#### [Task statement]
Restate exactly the lines of the entries below, beginning with the first and ending with the line that holds "hours = list(range(-12, 13))". Pictures are not copied.
##############################
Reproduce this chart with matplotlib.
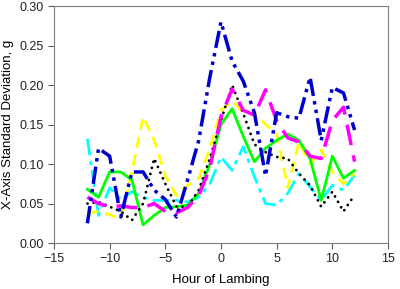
import matplotlib
matplotlib.use('Agg')
import matplotlib.pyplot as plt
import numpy as np

plt.rcParams['font.family'] = ['Liberation Sans', 'DejaVu Sans']

hours = list(range(-12, 13))

blue = [0.025, 0.12, 0.11, 0.033, 0.09, 0.09, 0.067, 0.055, 0.033, 0.08, 0.13, 0.21,
        0.28, 0.23, 0.205, 0.165, 0.085, 0.165, 0.16, 0.158, 0.21, 0.13, 0.197, 0.19, 0.143]
magenta = [0.058, 0.05, 0.046, 0.047, 0.045, 0.045, 0.05, 0.04, 0.038, 0.045, 0.06, 0.095,
           0.16, 0.195, 0.168, 0.162, 0.194, 0.155, 0.133, 0.128, 0.11, 0.107, 0.155, 0.172, 0.103]
green = [0.068, 0.058, 0.09, 0.09, 0.08, 0.023, 0.035, 0.045, 0.046, 0.048, 0.063, 0.1,
         0.15, 0.17, 0.135, 0.103, 0.12, 0.13, 0.138, 0.13, 0.107, 0.054, 0.11, 0.082, 0.092]
yellow = [0.038, 0.04, 0.036, 0.03, 0.09, 0.16, 0.13, 0.085, 0.06, 0.073, 0.082, 0.12,
          0.168, 0.18, 0.165, 0.165, 0.15, 0.138, 0.07, 0.128, 0.10, 0.118, 0.09, 0.075, 0.088]
cyan = [0.132, 0.035, 0.07, 0.055, 0.065, 0.058, 0.054, 0.054, 0.054, 0.052, 0.058, 0.075,
        0.109, 0.092, 0.122, 0.084, 0.05, 0.048, 0.063, 0.088, 0.071, 0.054, 0.073, 0.067, 0.086]
black = [0.05, 0.052, 0.046, 0.04, 0.029, 0.05, 0.107, 0.075, 0.046, 0.046, 0.067, 0.107,
         0.155, 0.2, 0.164, 0.125, 0.115, 0.109, 0.107, 0.088, 0.073, 0.046, 0.065, 0.04, 0.061]

fig = plt.figure(figsize=(4, 2.89), dpi=100)
ax = fig.add_axes([0.135, 0.159, 0.835, 0.82])

ax.plot(hours, cyan, color='#00FFFF', lw=2, ls=(0, (6, 2, 1.5, 2)))
ax.plot(hours, yellow, color='#FFFF00', lw=2, ls=(0, (4, 2.5)))
ax.plot(hours, green, color='#00FF00', lw=2, ls='-')
ax.plot(hours, black, color='black', lw=2, ls=(0, (0.05, 2.2)), dash_capstyle='round')
ax.plot(hours, magenta, color='#FF00FF', lw=2.5, ls=(0, (6, 3)))
ax.plot(hours, blue, color='#0000CC', lw=2.5, ls=(0, (5, 1.5, 1, 1.5, 1, 1.5)))

ax.set_xlim(-15, 15)
ax.set_ylim(0, 0.30)
ax.set_xticks([-15, -10, -5, 0, 5, 10, 15])
ax.set_yticks(np.arange(0, 0.31, 0.05))
ax.set_yticklabels([f'{v:.2f}' for v in np.arange(0, 0.31, 0.05)])
ax.tick_params(labelsize=9, direction='out', length=4, color='#606060', labelcolor='#222222')
for s in ax.spines.values():
    s.set_color('#808080')
ax.set_xlabel('Hour of Lambing', fontsize=9.5, labelpad=6)
ax.set_ylabel('X-Axis Standard Deviation, g', fontsize=9.5)

fig.savefig('out.png', dpi=100)
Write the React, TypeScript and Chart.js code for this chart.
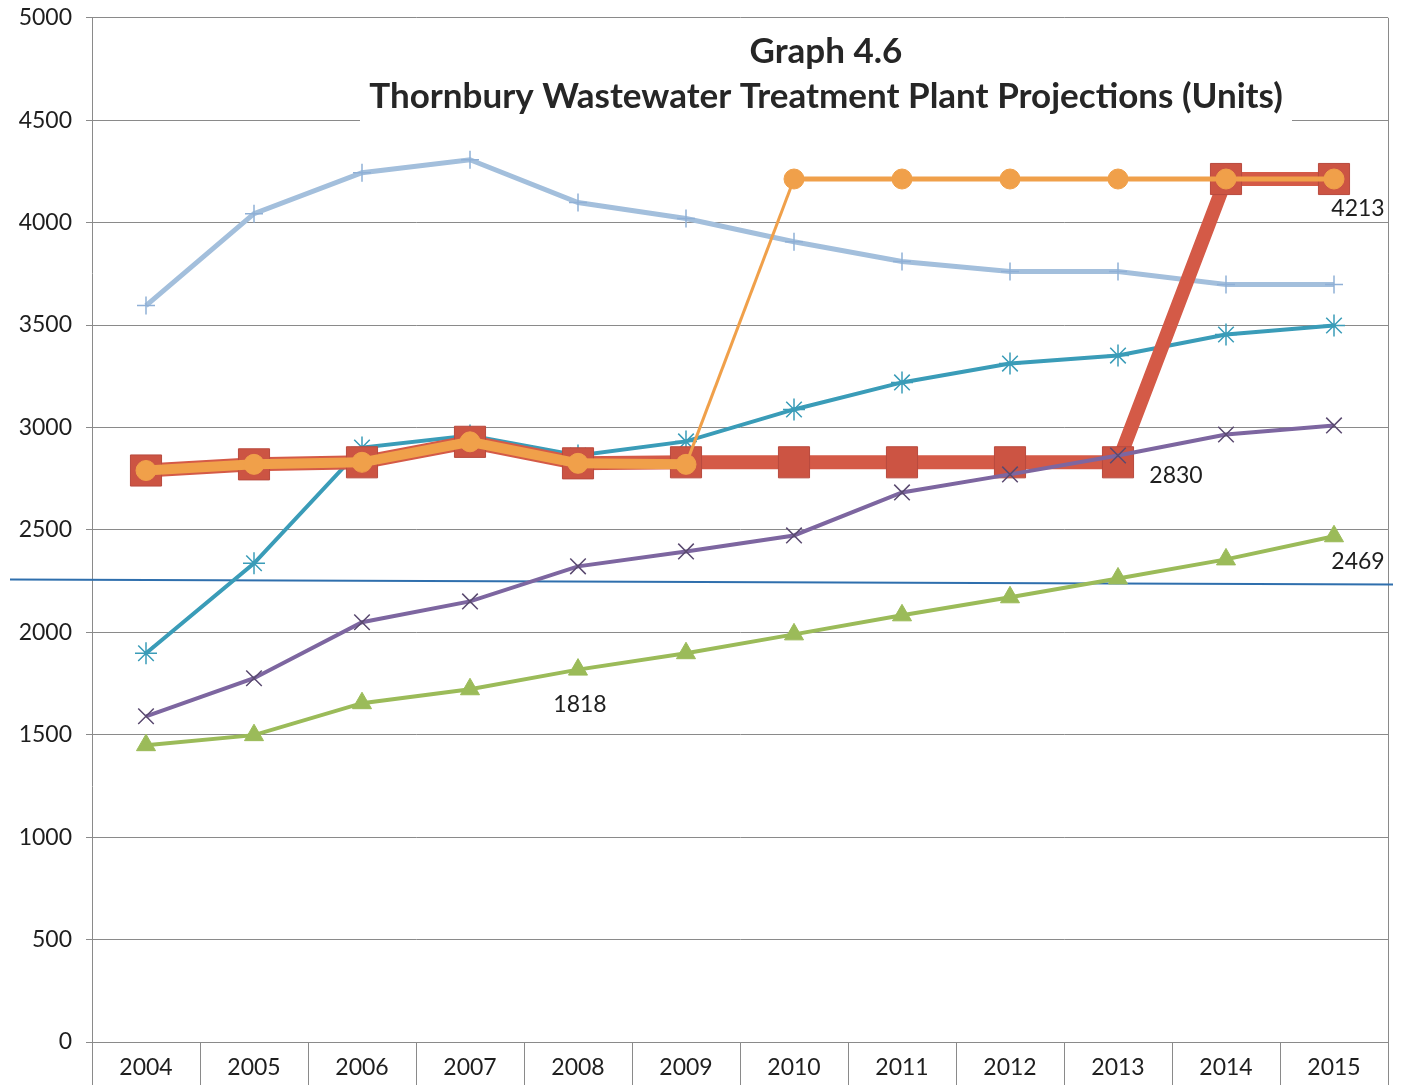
import React, { useEffect, useRef } from "react";
import { Chart, registerables } from "chart.js";

Chart.register(...registerables);

const YEARS = ["2004", "2005", "2006", "2007", "2008", "2009", "2010", "2011", "2012", "2013", "2014", "2015"];
const SERIES_LIGHTBLUE = [3595, 4044, 4244, 4307, 4098, 4020, 3907, 3810, 3761, 3761, 3698, 3698];
const SERIES_ORANGE = [2790, 2820, 2830, 2930, 2825, 2820, 4213, 4213, 4213, 4213, 4213, 4213];
const SERIES_RED = [2790, 2820, 2830, 2930, 2825, 2830, 2830, 2830, 2830, 2830, 4213, 4213];
const SERIES_TEAL = [1898, 2337, 2902, 2961, 2863, 2932, 3088, 3220, 3312, 3351, 3454, 3498];
const SERIES_PURPLE = [1590, 1776, 2049, 2151, 2322, 2395, 2473, 2683, 2771, 2863, 2966, 3010];
const SERIES_GREEN = [1449, 1498, 1654, 1722, 1818, 1898, 1990, 2083, 2171, 2263, 2356, 2469];
const REFERENCE_LINE = [2258, 2234]; // hand-drawn blue line value at left and right ends
const Y_MIN = 0;
const Y_MAX = 5000;
const Y_STEP = 500;
const TITLE_LINES = ["Graph 4.6", "Thornbury Wastewater Treatment Plant Projections (Units)"];
// data labels: dataset key + point index; text is the data value
const DATA_LABELS = [
  { series: "red", index: 11 },
  { series: "red", index: 9 },
  { series: "green", index: 11 },
  { series: "green", index: 4 },
];

const LABEL_OFFSETS = [
  { dx: 24, dy: 30 },
  { dx: 58, dy: 13 },
  { dx: 24, dy: 25 },
  { dx: 2, dy: 35 },
];

const GRID = "#8a8a8a";
const TEXT = "#1e1e1e";
const SHIFT_Y = 10; // canvas is drawn 10px higher than the page top

export default function App() {
  const ref = useRef<HTMLCanvasElement | null>(null);

  useEffect(() => {
    if (!ref.current) return;

    const seriesMap: Record<string, number> = { green: 0, purple: 1, orange: 2, red: 3, teal: 4, lightblue: 5 };

    const overlay = {
      id: "overlay",
      beforeDatasetsDraw(chart: any) {
        const { ctx, chartArea, scales } = chart;
        const y = scales.y;
        ctx.save();
        // right border
        ctx.strokeStyle = GRID;
        ctx.lineWidth = 1;
        ctx.beginPath();
        ctx.moveTo(chartArea.right + 0.5, chartArea.top);
        ctx.lineTo(chartArea.right + 0.5, chartArea.bottom);
        ctx.stroke();
        // title box
        ctx.fillStyle = "#ffffff";
        ctx.fillRect(360, 24 + SHIFT_Y, 932, 104);
        ctx.fillStyle = "#262626";
        ctx.textAlign = "center";
        ctx.textBaseline = "alphabetic";
        let size = 40;
        ctx.font = `bold ${size}px Lato`;
        while (ctx.measureText(TITLE_LINES[1]).width > 916 && size > 10) {
          size -= 0.5;
          ctx.font = `bold ${size}px Lato`;
        }
        ctx.fillText(TITLE_LINES[0], 826, 63 + SHIFT_Y);
        ctx.fillText(TITLE_LINES[1], 826, 108 + SHIFT_Y);
        // reference line
        ctx.strokeStyle = "#2f6fad";
        ctx.lineWidth = 2;
        ctx.beginPath();
        ctx.moveTo(10, y.getPixelForValue(REFERENCE_LINE[0]));
        ctx.lineTo(chartArea.right + 5, y.getPixelForValue(REFERENCE_LINE[1]));
        ctx.stroke();
        ctx.restore();
      },
      afterDatasetsDraw(chart: any) {
        const { ctx } = chart;
        ctx.save();
        ctx.fillStyle = TEXT;
        ctx.font = "23px Lato";
        ctx.textAlign = "center";
        ctx.textBaseline = "middle";
        DATA_LABELS.forEach((l, i) => {
          const di = seriesMap[l.series];
          const pt = chart.getDatasetMeta(di).data[l.index];
          const v = chart.data.datasets[di].data[l.index];
          ctx.fillText(String(v), pt.x + LABEL_OFFSETS[i].dx, pt.y + LABEL_OFFSETS[i].dy);
        });
        ctx.restore();
      },
    };

    const chart = new Chart(ref.current, {
      type: "line",
      data: {
        labels: YEARS,
        datasets: [
          {
            label: "green",
            data: SERIES_GREEN,
            borderColor: "#9bbb59",
            backgroundColor: "#9bbb59",
            borderWidth: 4,
            pointStyle: "triangle",
            pointRadius: 11,
            pointBorderWidth: 1,
          },
          {
            label: "purple",
            data: SERIES_PURPLE,
            borderColor: "#7d66a0",
            backgroundColor: "#7d66a0",
            borderWidth: 4,
            pointStyle: "crossRot",
            pointRadius: 11,
            pointBorderColor: "#5a4a70",
            pointBorderWidth: 1.5,
          },
          {
            label: "orange",
            data: SERIES_ORANGE,
            borderColor: "#f0a04a",
            backgroundColor: "#f0a04a",
            borderWidth: 5,
            segment: {
              borderWidth: (c: any) => (c.p0DataIndex < 5 ? 10 : c.p0DataIndex === 5 ? 3 : 5),
            },
            pointStyle: "circle",
            pointRadius: 10,
            pointBorderWidth: 1,
          },
          {
            label: "red",
            data: SERIES_RED,
            borderColor: "#d45a47",
            backgroundColor: "#cc5443",
            borderWidth: 14,
            pointStyle: "rect",
            pointRadius: 22,
            pointBorderColor: "#b84a3e",
            pointBorderWidth: 1,
          },
          {
            label: "teal",
            data: SERIES_TEAL,
            borderColor: "#3a9cb8",
            backgroundColor: "#3a9cb8",
            borderWidth: 4,
            pointStyle: "star",
            pointRadius: 11,
            pointBorderWidth: 1.5,
          },
          {
            label: "lightblue",
            data: SERIES_LIGHTBLUE,
            borderColor: "#a3bfdc",
            backgroundColor: "#a3bfdc",
            borderWidth: 5,
            pointStyle: "cross",
            pointRadius: 9,
            pointBorderColor: "#8fb0d6",
            pointBorderWidth: 1.5,
          },
        ],
      },
      options: {
        animation: false,
        responsive: false,
        events: [],
        layout: { padding: { left: 0, top: 7, right: 7, bottom: 0 } },
        plugins: {
          legend: { display: false },
          title: { display: false },
          tooltip: { enabled: false },
        },
        elements: { line: { tension: 0 } },
        scales: {
          x: {
            type: "category",
            offset: true,
            grid: {
              offset: true,
              drawOnChartArea: false,
              drawTicks: true,
              tickLength: 43,
              color: GRID,
              lineWidth: 1,
            },
            border: { display: true, color: GRID, width: 1 },
            ticks: {
              color: TEXT,
              font: { family: "Lato", size: 23 },
              padding: -31,
              maxRotation: 0,
              autoSkip: false,
            },
            afterFit(scale: any) {
              scale.height = 43;
            },
          },
          y: {
            min: Y_MIN,
            max: Y_MAX,
            grid: { color: GRID, lineWidth: 1, drawTicks: true, tickLength: 6 },
            border: { display: true, color: GRID, width: 1 },
            ticks: {
              stepSize: Y_STEP,
              color: TEXT,
              font: { family: "Lato", size: 23 },
              padding: 14,
              callback: (v: any) => String(v),
            },
            afterFit(scale: any) {
              scale.width = 92;
            },
          },
        },
      },
      plugins: [overlay],
    } as any);

    return () => chart.destroy();
  }, []);

  return (
    <div
      style={{
        position: "fixed",
        left: 0,
        top: 0,
        width: 1403,
        height: 1085,
        background: "#fff",
        overflow: "hidden",
      }}
    >
      <canvas
        ref={ref}
        width={1411}
        height={1095}
        style={{ display: "block", position: "absolute", left: 0, top: -SHIFT_Y }}
      />
    </div>
  );
}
##############################
#### [Expected output]
Reproduce this chart with matplotlib.
import matplotlib
matplotlib.use('Agg')
import matplotlib.pyplot as plt
import numpy as np

plt.rcParams['font.family'] = ['Liberation Sans', 'DejaVu Sans']

hours = list(range(-12, 13))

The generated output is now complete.